Photo via Fast Company
Dutch couture designer Iris van Herpen is redefining what fashion can be by treating science as a creative partner rather than an afterthought. Her retrospective, "Sculpting the Senses," opens at the Brooklyn Museum on May 16 and represents the North American debut of a show that has traveled globally from Paris to Brisbane to Singapore. The exhibition showcases two decades of work that integrates biomimicry, 3D printing, and collaboration with paleontologists, architects, and biologists to create pieces that blur the line between wearable art and scientific exploration.
Van Herpen's approach offers a striking counterpoint to current industry trends. While the global fashion industry generates 92 million to 100 million tons of textile waste annually and mainstream brands increasingly rely on AI-generated lookbooks and ultrafast production cycles, Van Herpen maintains an entirely handmade couture practice. According to Fast Company, she produces limited pieces through extended, meditative processes—a single bubble dress worn at the 2026 Met Gala took 2,550 hours to construct from 15,000 hand-formed glass bubbles. For Atlanta's growing fashion and design sectors, Van Herpen's model suggests an alternative path focused on sustainability and craftsmanship over volume.
The Brooklyn exhibition demonstrates fashion's evolving relationship with scientific inquiry and natural systems. Van Herpen's collections draw inspiration from water in all its states, fish scale architecture, spider webs, and even coral systems—a practice called biomimicry that transforms scientific observation into textile innovation. The show includes an 80-million-year-old ichthyosaur skeleton displayed alongside bone-inspired couture, courtesy of a partnership with the American Museum of Natural History. This fusion of natural history and fashion design may inspire Atlanta institutions and designers to explore similar cross-disciplinary collaborations.

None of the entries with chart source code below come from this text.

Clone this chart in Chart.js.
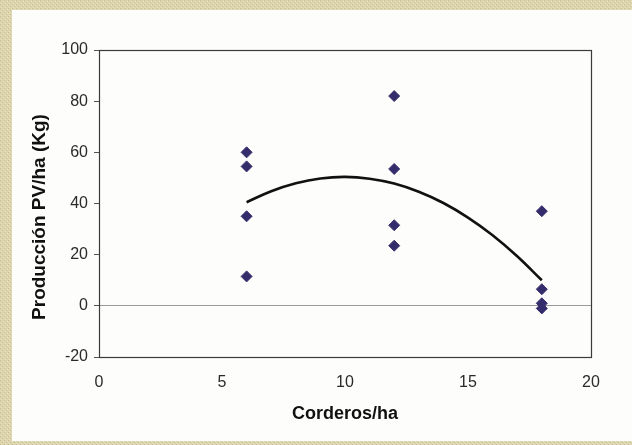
<!DOCTYPE html>
<html>
<head>
<meta charset="utf-8">
<script src="https://cdn.jsdelivr.net/npm/chart.js@4"></script>
<style>
  html, body { margin: 0; padding: 0; background: #fff; }
  canvas { display: block; }
</style>
</head>
<body>
<canvas id="chart" width="632" height="445"></canvas>
<script>
// Datos
const corderos   = [6, 6, 6, 6, 12, 12, 12, 12, 18, 18, 18, 18];
const produccion = [60, 54.5, 35, 11.5, 82, 53.5, 31.5, 23.5, 37, 6.5, 1, -1];

// Línea de tendencia
const tendenciaX = [6, 7, 8, 9, 10, 11, 12, 13, 14, 15, 16, 17, 18];
const tendenciaY = [40.5, 44.8, 47.9, 49.8, 50.4, 49.7, 47.8, 44.6, 40.2, 34.5, 27.6, 19.4, 10];

const tituloX = 'Corderos/ha';
const tituloY = 'Producción PV/ha (Kg)';

// ─── Fondo: marco beige y panel blanco ─────────────────────
function beigePattern(ctx) {
  const c = document.createElement('canvas');
  c.width = 4; c.height = 4;
  const p = c.getContext('2d');
  p.fillStyle = '#ddd5ae';
  p.fillRect(0, 0, 4, 4);
  p.fillStyle = '#c8bd8c';
  p.fillRect(0, 0, 1, 1);
  p.fillRect(2, 2, 1, 1);
  p.fillStyle = '#e9e3c6';
  p.fillRect(1, 3, 1, 1);
  p.fillRect(3, 1, 1, 1);
  return ctx.createPattern(c, 'repeat');
}

const fondo = {
  id: 'fondo',
  beforeDraw(chart) {
    const ctx = chart.ctx;
    ctx.save();
    ctx.fillStyle = beigePattern(ctx);
    ctx.fillRect(0, 0, chart.width, chart.height);
    ctx.fillStyle = '#fdfdfb';
    ctx.fillRect(12, 10, chart.width - 12, chart.height - 14);
    ctx.restore();
  },
  afterDraw(chart) {
    const {ctx, chartArea: a} = chart;
    ctx.save();
    ctx.strokeStyle = '#3a3a3a';
    ctx.lineWidth = 1.2;
    ctx.strokeRect(a.left + 0.5, a.top + 0.5, a.right - a.left, a.bottom - a.top);
    // título del eje Y (un poco más abajo que el centro del área, como en el original)
    ctx.translate(40, 217);
    ctx.rotate(-Math.PI / 2);
    ctx.fillStyle = '#111';
    ctx.font = 'bold 19px "Liberation Sans"';
    ctx.textAlign = 'center';
    ctx.textBaseline = 'middle';
    ctx.fillText(tituloY, 0, 0);
    ctx.restore();
  }
};

const puntos = corderos.map((x, i) => ({x, y: produccion[i]}));
const curva = tendenciaX.map((x, i) => ({x, y: tendenciaY[i]}));

new Chart(document.getElementById('chart').getContext('2d'), {
  type: 'scatter',
  data: {
    datasets: [
      {
        label: 'Tendencia',
        data: curva,
        showLine: true,
        borderColor: '#111',
        borderWidth: 2.6,
        pointRadius: 0,
        tension: 0.4,
        fill: false,
        order: 2
      },
      {
        label: 'Producción',
        data: puntos,
        pointStyle: 'rectRot',
        pointRadius: 5.5,
        backgroundColor: '#332d6b',
        borderColor: '#3d2f6e',
        borderWidth: 1,
        order: 1
      }
    ]
  },
  options: {
    responsive: false,
    animation: false,
    layout: { padding: { top: 50, right: 41, left: 0, bottom: 0 } },
    plugins: {
      legend: { display: false },
      tooltip: { enabled: false }
    },
    scales: {
      x: {
        type: 'linear',
        min: 0,
        max: 20,
        border: { display: false },
        ticks: {
          stepSize: 5,
          color: '#2a2a2a',
          padding: 11,
          font: { family: 'Liberation Sans', size: 16 }
        },
        grid: { display: true, drawOnChartArea: false, tickLength: 5, tickColor: 'transparent' },
        title: {
          display: true,
          text: tituloX,
          color: '#111',
          font: { family: 'Liberation Sans', size: 18, weight: 'bold' },
          padding: { top: 0, bottom: 20 }
        },
        afterFit(scale) { scale.height = 88; }
      },
      y: {
        min: -20,
        max: 100,
        border: { display: false },
        ticks: {
          stepSize: 20,
          color: '#2a2a2a',
          padding: 6,
          font: { family: 'Liberation Sans', size: 16 }
        },
        grid: {
          color: c => (c.tick && c.tick.value === 0) ? '#9a9a9a' : 'transparent',
          tickColor: '#555',
          tickLength: 5,
          lineWidth: 1
        },
        title: { display: false },
        afterFit(scale) { scale.width = 99; }
      }
    }
  },
  plugins: [fondo]
});
</script>
</body>
</html>
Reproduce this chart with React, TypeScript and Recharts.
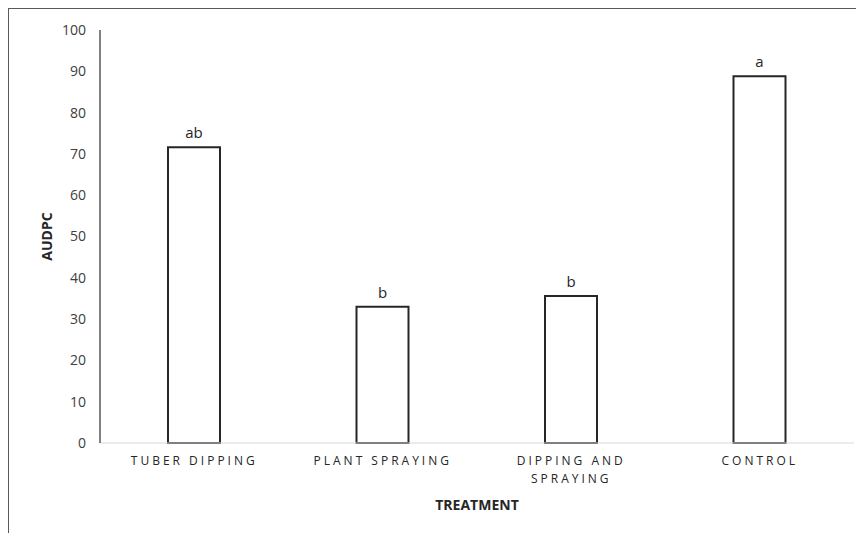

Perhaps most radically, Van Herpen's work challenges the fashion industry's obsession with speed and scale. A new video installation in the Brooklyn show projects the invisible labor of her atelier—hand placement, needle catches, slow embroidery accumulation—onto 25-foot screens in real time, celebrating the meditative process behind couture creation. In an industry increasingly pressured toward automation and rapid turnover, Van Herpen's insistence on slow, deliberate craftsmanship offers Atlanta's luxury and independent fashion makers a compelling model for differentiation and sustainability in an accelerating market.